Metro Exodus wants you to feel liberated from all those trips through the tunnels
Choose your own adventure
It’s deathly quiet in the forest. Then the silence gives way to a man shouting for help. He's tied to a post and trying to fend off a ravenous wolf. A single crossbow bolt takes the feral creature out. The shirtless man pleads for my help to free him, cussing as he explains his predicament. I choose to cut him loose. “I owe you my life,” he says. “I’ll never forget this, I swear.”
Inconsequential though it may seem, I begin to ponder his words. Could this have implications? Maybe his captors will return to find he’s escaped and attempt to track me down. It may have been better to leave him tied up. But perhaps he’ll help me the next time our paths cross. It’s this kind of small-scale player choice that runs through the heart of Metro Exodus.
The next installment in Artyom’s story, Metro Exodus wants players to consider all options before making a decision that could impact the rest of their playthrough. Where once it was a no-brainer to do the right thing, there may now be repercussions to your actions. It’s a change that lends itself to skirmishes with factions in particular (such as the Children of the Forest, who I encountered during a hands-on demo at EGX 2018), with multiple ways for you to deal with potential threats
“We don’t force you to play as this maniacal, psycho killer – you can do that if that’s your style – but you’re completely free to choose how you tackle the game, and I think it really rewards different play styles,” said Huw Beynon, Deep Silver’s global brand manager. “You can be the silent ninja who infiltrates an enemy base, or you can be a ghost and have nobody notice you.”
Beynon said that if you’re doing the latter you’ll overhear all the guards, which means more world-building. Enemies aren’t just primed with guns at the ready – they’re going about their business, having conversations, and are meant to feel like they’re part of the world.
Player choices don't just occur outside of battle either. If you get caught up in a fire fight, taking out enough enemies can lead to some faction soldiers surrendering in front of you. You can then decide whether they deserve to live, and merely be knocked unconscious, or die.
Player freedom and choice is also evident in other areas. Exodus’s wider levels are a perfect opportunity to explore post-apocalyptic Russia. The story and main missions are the golden thread running through this world, but there’s plenty to discover if you wish to explore away from the main path. After surviving my encounter with the Children of the Forest, I stumbled upon a deserted classroom with notes, diary entries, and other trinkets that offered a glimpse into how these kids survived the fallout from the global nuclear catastrophe. They provided context to their plight, and raised a pang of guilt over how I had systematically killed off a good portion of their number. It was too late to consider the positives and negatives, but it would play on my mind in my next encounter with their kin.
Exploration, as in Metro 2033 and Metro: Last Light, plays a vital role in your own survival.
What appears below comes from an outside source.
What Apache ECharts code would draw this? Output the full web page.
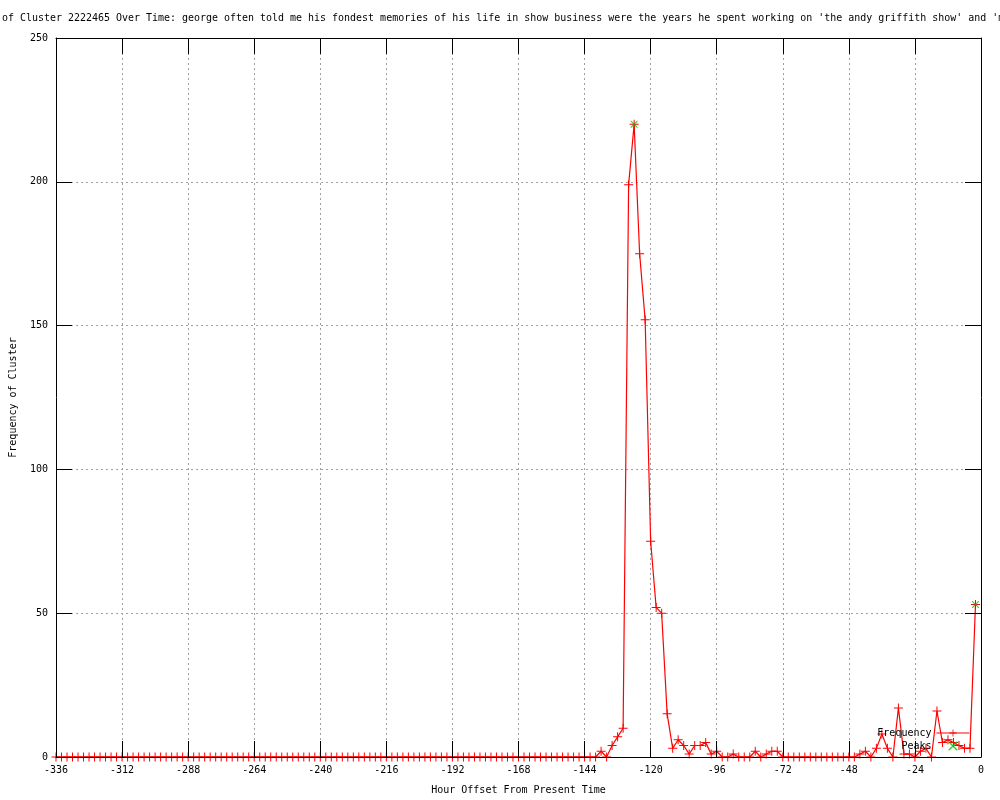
<!DOCTYPE html>
<html><head><meta charset="utf-8">
<script src="https://cdn.jsdelivr.net/npm/echarts@6/dist/echarts.min.js"></script>
<style>html,body{margin:0;padding:0;background:#fff}#c{width:1000px;height:800px}</style>
</head><body><div id="c"></div>
<script>
const titleText = "Frequency of Cluster 2222465 Over Time: george often told me his fondest memories of his life in show business were the years he spent working on 'the andy griffith show' and 'mayberry r.f.d.'";
const xAxisTitle = "Hour Offset From Present Time";
const yAxisTitle = "Frequency of Cluster";
const seriesNames = ["Frequency", "Peaks"];

const hours = [
  -336,-334,-332,-330,-328,-326,-324,-322,-320,-318,-316,-314,
  -312,-310,-308,-306,-304,-302,-300,-298,-296,-294,-292,-290,
  -288,-286,-284,-282,-280,-278,-276,-274,-272,-270,-268,-266,
  -264,-262,-260,-258,-256,-254,-252,-250,-248,-246,-244,-242,
  -240,-238,-236,-234,-232,-230,-228,-226,-224,-222,-220,-218,
  -216,-214,-212,-210,-208,-206,-204,-202,-200,-198,-196,-194,
  -192,-190,-188,-186,-184,-182,-180,-178,-176,-174,-172,-170,
  -168,-166,-164,-162,-160,-158,-156,-154,-152,-150,-148,-146,
  -144,-142,-140,-138,-136,-134,-132,-130,-128,-126,-124,-122,
  -120,-118,-116,-114,-112,-110,-108,-106,-104,-102,-100,-98,
  -96,-94,-92,-90,-88,-86,-84,-82,-80,-78,-76,-74,
  -72,-70,-68,-66,-64,-62,-60,-58,-56,-54,-52,-50,
  -48,-46,-44,-42,-40,-38,-36,-34,-32,-30,-28,-26,
  -24,-22,-20,-18,-16,-14,-12,-10,-8,-6,-4,-2
];
const freq = [
  0,0,0,0,0,0,0,0,0,0,0,0,
  0,0,0,0,0,0,0,0,0,0,0,0,
  0,0,0,0,0,0,0,0,0,0,0,0,
  0,0,0,0,0,0,0,0,0,0,0,0,
  0,0,0,0,0,0,0,0,0,0,0,0,
  0,0,0,0,0,0,0,0,0,0,0,0,
  0,0,0,0,0,0,0,0,0,0,0,0,
  0,0,0,0,0,0,0,0,0,0,0,0,
  0,0,0,2,0,4,7,10,199,220,175,152,
  75,52,50,15,3,6,4,1,4,4,5,1,
  2,0,0,1,0,0,0,2,0,1,2,2,
  0,0,0,0,0,0,0,0,0,0,0,0,
  0,0,1,2,0,3,8,3,0,17,1,1,
  0,2,3,0,16,5,6,5,4,3,3,53
];
const peakHours = [-126, -2];
const peakValues = [220, 53];

const xMin = -336, xMax = 0, xStep = 24;
const yMin = 0, yMax = 250, yStep = 50;

const FONT = "'DejaVu Sans Mono', monospace";
const PLUS = 'path://M0,4H9V5H0Z M4,0H5V9H4Z';
const CROSS = 'path://M0,0L1,0L9,8L9,9L8,9L0,1Z M8,0L9,0L9,1L1,9L0,9L0,8Z';

const chart = echarts.init(document.getElementById('c'), null, {renderer: 'canvas'});

const borderAxisX = (pos, labels) => ({
  type: 'value', min: xMin, max: xMax, interval: xStep, position: pos, z: 5,
  gridIndex: 0,
  axisLine: {show: true, onZero: false, lineStyle: {color: '#000', width: 1}},
  axisTick: {show: true, inside: true, length: 16, lineStyle: {color: '#000', width: 1}},
  axisLabel: labels ? {show: true, margin: 8, color: '#000', fontFamily: FONT, fontSize: 10} : {show: false},
  splitLine: {show: false}
});
const borderAxisY = (pos, labels) => ({
  type: 'value', min: yMin, max: yMax, interval: yStep, position: pos, z: 5,
  gridIndex: 0,
  axisLine: {show: true, onZero: false, lineStyle: {color: '#000', width: 1}},
  axisTick: {show: true, inside: true, length: 16, lineStyle: {color: '#000', width: 1}},
  axisLabel: labels ? {show: true, margin: 8, color: '#000', fontFamily: FONT, fontSize: 10} : {show: false},
  splitLine: {show: false}
});
const gridLines = {show: true, lineStyle: {color: '#a0a0a0', width: 1, type: [2, 3]}};

const xMain = borderAxisX('bottom', true);
xMain.name = xAxisTitle;
xMain.nameLocation = 'middle';
xMain.nameGap = 28;
xMain.nameTextStyle = {color: '#000', fontFamily: FONT, fontSize: 10};

const yMain = borderAxisY('left', true);
yMain.name = yAxisTitle;
yMain.nameLocation = 'middle';
yMain.nameRotate = 90;
yMain.nameGap = 38;
yMain.nameTextStyle = {color: '#000', fontFamily: FONT, fontSize: 10};

chart.setOption({
  animation: false,
  backgroundColor: '#fff',
  title: {
    text: titleText, left: -58, top: 13, padding: 0,
    textStyle: {color: '#000', fontFamily: FONT, fontSize: 9.97, fontWeight: 'normal'}
  },
  grid: {left: 56, right: 19, top: 38, bottom: 40, containLabel: false, show: false},
  legend: {
    orient: 'vertical', right: 30, top: 727, align: 'right', padding: 0,
    itemWidth: 33, itemHeight: 9, itemGap: 1,
    lineStyle: {width: 1},
    textStyle: {color: '#000', fontFamily: FONT, fontSize: 10, lineHeight: 12},
    data: seriesNames
  },
  xAxis: [
    xMain,
    borderAxisX('top', false),
    {type: 'value', min: xMin, max: xMax, interval: xStep, position: 'bottom', z: 0,
     axisLine: {show: false}, axisTick: {show: false}, axisLabel: {show: false}, splitLine: gridLines}
  ],
  yAxis: [
    yMain,
    borderAxisY('right', false),
    {type: 'value', min: yMin, max: yMax, interval: yStep, position: 'left', z: 0,
     axisLine: {show: false}, axisTick: {show: false}, axisLabel: {show: false}, splitLine: gridLines}
  ],
  series: [
    {
      name: seriesNames[0], type: 'line', xAxisIndex: 0, yAxisIndex: 0, z: 3,
      data: hours.map((h, i) => [h, freq[i]]),
      symbol: PLUS, symbolSize: 9, showAllSymbol: true,
      itemStyle: {color: '#ff0000'},
      lineStyle: {color: '#ff0000', width: 1.2},
      emphasis: {disabled: true}
    },
    {
      name: seriesNames[1], type: 'scatter', xAxisIndex: 0, yAxisIndex: 0, z: 4,
      data: peakHours.map((h, i) => [h, peakValues[i]]),
      symbol: CROSS, symbolSize: 7,
      itemStyle: {color: '#00c000'},
      emphasis: {disabled: true}
    }
  ]
});
</script>
</body></html>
From encountering mutated monsters that may cause you to reload your last checkpoint, or coming across a cache of ammo that could be the difference between life and death, Metro Exodus seeks to compensate you for heading away from your main objective.
“This game will absolutely reward you,” says Beynon. “But it will never give you a shopping list of arbitrary stuff to do. It should all feel tied into the game world.”
It’s a point he’s keen to press home. Metro Exodus won’t force you down paths that you’re not intrigued by, nor will it give you a list of errand boy side quests to earn new equipment. It wants players to feel liberated after spending two games in the depths of the Metro tunnels, to explore in whatever way they see fit. That comes from the development team’s desire to resist “gamifying” the player’s journey, says Beynon.
“As soon as the player’s mentally thinking: ‘I’ve got to do all of these things to collect an achievement’, that’s breaking their immersion with the game,” he says. “They’re not thinking: ‘I’ve got to save this character or get to this location’ or any other story-driven objective.”
The way Beynon sees it, as soon as people start to look at an arbitrary “10 things to do to get an achievement” then they’re not actually in Artyom’s boots.
Metro Exodus wants players to lose themselves in its setting, and to let them decide how and where to take Artyom. From the demo I played, that goal looks promising.